John Mackay’s Caesar is even more the politician. He’s always in his suit this time – I think he wore fatigues during the battles last time – and the subtle suggestion that Caesar himself is making the marriage proposal via Agrippa, which we picked up on in the understudies run, has developed into a full-blown political manoeuvre now, with Caesar clearly tipping the wink to Agrippa while declaring, in all pretend innocence, that ‘if I knew of….’. As we were sitting by the walkway tonight, I could see the smirk on Caesar’s face as he left the meeting, together with an expression of relief – he seemed to think that bringing Antony into the family would solve a lot of problems.
I mean no disrespect when I say that Kathryn Hunter was just as good as Cleopatra. It’s a measure of her acting skills that her performance back in April was much more developed, so there were fewer obvious changes tonight, although with the stronger output all round, she had more to play against.
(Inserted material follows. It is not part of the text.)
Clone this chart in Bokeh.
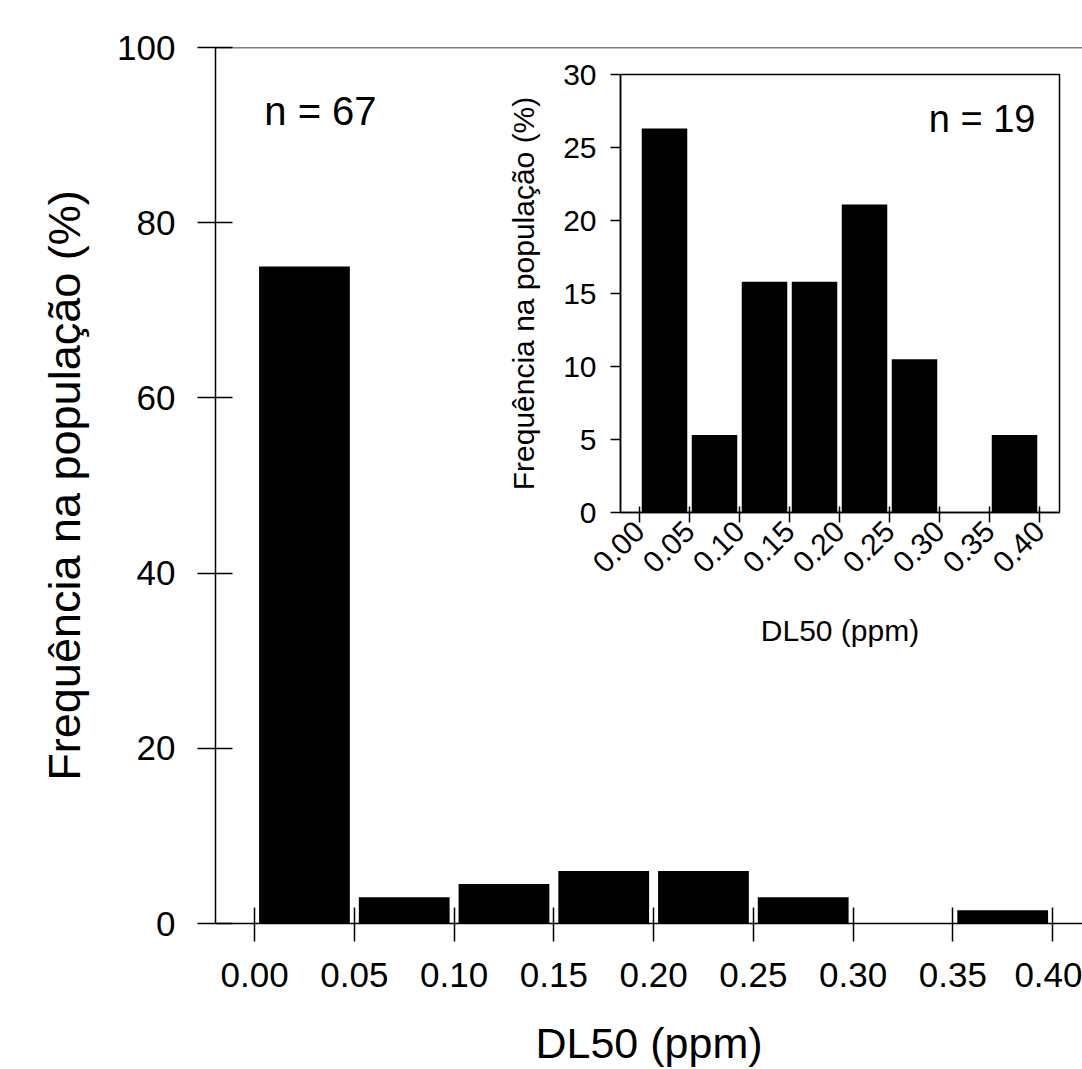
import math
from bokeh.plotting import figure
from bokeh.models import FixedTicker, Span, Label
from bokeh.embed import file_html
from bokeh.resources import INLINE

# ---- data ----
bin_edges = [0.00, 0.05, 0.10, 0.15, 0.20, 0.25, 0.30, 0.35, 0.40]
x_tick_labels = ["0.00", "0.05", "0.10", "0.15", "0.20", "0.25", "0.30", "0.35", "0.40"]
main_freq = [75.0, 3.0, 4.5, 6.0, 6.0, 3.0, 0.0, 1.5]      # n = 67
inset_freq = [26.3, 5.3, 15.8, 15.8, 21.1, 10.5, 0.0, 5.3]  # n = 19
main_y_ticks = [0, 20, 40, 60, 80, 100]
inset_y_ticks = [0, 5, 10, 15, 20, 25, 30]
main_n_text = "n = 67"
inset_n_text = "n = 19"
x_title = "DL50 (ppm)"
y_title = "Frequência na população (%)"

FONT = "Liberation Sans"
centers = [(a + b) / 2 for a, b in zip(bin_edges[:-1], bin_edges[1:])]
overrides = dict(zip(bin_edges, x_tick_labels))

# ---- main chart ----
p = figure(width=1082, height=1069, x_range=(-0.0196, 0.415), y_range=(0, 100),
           output_backend="svg", toolbar_location=None,
           min_border_left=215, min_border_right=0, min_border_top=47, min_border_bottom=146)
p.outline_line_color = None
p.grid.visible = False
p.background_fill_color = "white"
p.border_fill_color = "white"

p.vbar(x=centers, top=main_freq, bottom=0, width=0.0455, fill_color="black", line_color=None)

p.add_layout(Span(location=100, dimension="width", line_color="black", line_width=1.5))

for ax in (p.xaxis, p.yaxis):
    ax.axis_line_width = 1.5
    ax.axis_line_color = "black"
    ax.major_tick_line_width = 1.5
    ax.major_tick_line_color = "black"
    ax.minor_tick_line_color = None
    ax.major_label_text_font = FONT
    ax.major_label_text_font_size = "35px"
    ax.major_label_text_color = "black"
    ax.axis_label_text_font = FONT
    ax.axis_label_text_font_style = "normal"
    ax.axis_label_text_color = "black"

p.xaxis.ticker = FixedTicker(ticks=bin_edges)
p.xaxis.major_label_overrides = overrides
p.xaxis.major_tick_in = 16
p.xaxis.major_tick_out = 18
p.xaxis.major_label_standoff = 21
p.xaxis.axis_label = x_title
p.xaxis.axis_label_text_font_size = "43px"
p.xaxis.axis_label_standoff = 29

p.yaxis.ticker = FixedTicker(ticks=main_y_ticks)
p.yaxis.major_tick_in = 17
p.yaxis.major_tick_out = 18
p.yaxis.major_label_standoff = 22
p.yaxis.axis_label = y_title
p.yaxis.axis_label_text_font_size = "45px"
p.yaxis.axis_label_standoff = 24

p.add_layout(Label(x=0.033, y=92.7, text=main_n_text, text_align="center",
                   text_baseline="middle", text_font=FONT, text_font_size="40px",
                   text_color="black"))

# ---- inset chart ----
q = figure(width=571, height=604, x_range=(-0.019, 0.42), y_range=(0, 30),
           output_backend="svg", toolbar_location=None,
           min_border_left=122, min_border_right=10, min_border_top=24, min_border_bottom=142)
q.outline_line_color = "black"
q.outline_line_width = 1.5
q.grid.visible = False
q.background_fill_color = "white"
q.border_fill_color = None

q.vbar(x=centers, top=inset_freq, bottom=0, width=0.0455, fill_color="black", line_color=None)

for ax in (q.xaxis, q.yaxis):
    ax.axis_line_width = 1.5
    ax.axis_line_color = "black"
    ax.major_tick_line_width = 1.5
    ax.major_tick_line_color = "black"
    ax.minor_tick_line_color = None
    ax.major_label_text_font = FONT
    ax.major_label_text_font_size = "30px"
    ax.major_label_text_color = "black"
    ax.axis_label_text_font = FONT
    ax.axis_label_text_font_size = "30px"
    ax.axis_label_text_font_style = "normal"
    ax.axis_label_text_color = "black"

q.xaxis.ticker = FixedTicker(ticks=bin_edges)
q.xaxis.major_label_overrides = overrides
q.xaxis.major_tick_in = 6
q.xaxis.major_tick_out = 10
q.xaxis.major_label_orientation = math.pi / 4
q.xaxis.major_label_standoff = 4
q.xaxis.axis_label = x_title
q.xaxis.axis_label_standoff = 29

q.yaxis.ticker = FixedTicker(ticks=inset_y_ticks)
q.yaxis.major_tick_in = 0
q.yaxis.major_tick_out = 10
q.yaxis.major_label_standoff = 14
q.yaxis.axis_label = y_title
q.yaxis.axis_label_standoff = 20

q.add_layout(Label(x=0.396, y=26.95, text=inset_n_text, text_align="right",
                   text_baseline="middle", text_font=FONT, text_font_size="38px",
                   text_color="black"))

# inset placed on the page over the main chart
q.styles = {"position": "absolute", "left": "498px", "top": "50px", "z-index": "10"}

open("out.html", "w").write(file_html([p, q], INLINE))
I know there are murmurings about the ‘courageous’ casting decisions for this production, but personally speaking, both Steve and I find this portrayal believable and powerful. So there.
Some bits I hadn’t noted before: the blue sheet before the first sea battle was pulled out through the doors, while the overhanging blue sheet was pulled back after the battle. The play started with Cleopatra kneeling centre stage, declaiming a couple of lines. Antony joined her, and while they were in a serious clinch, the two Romans entered to speak the opening lines proper.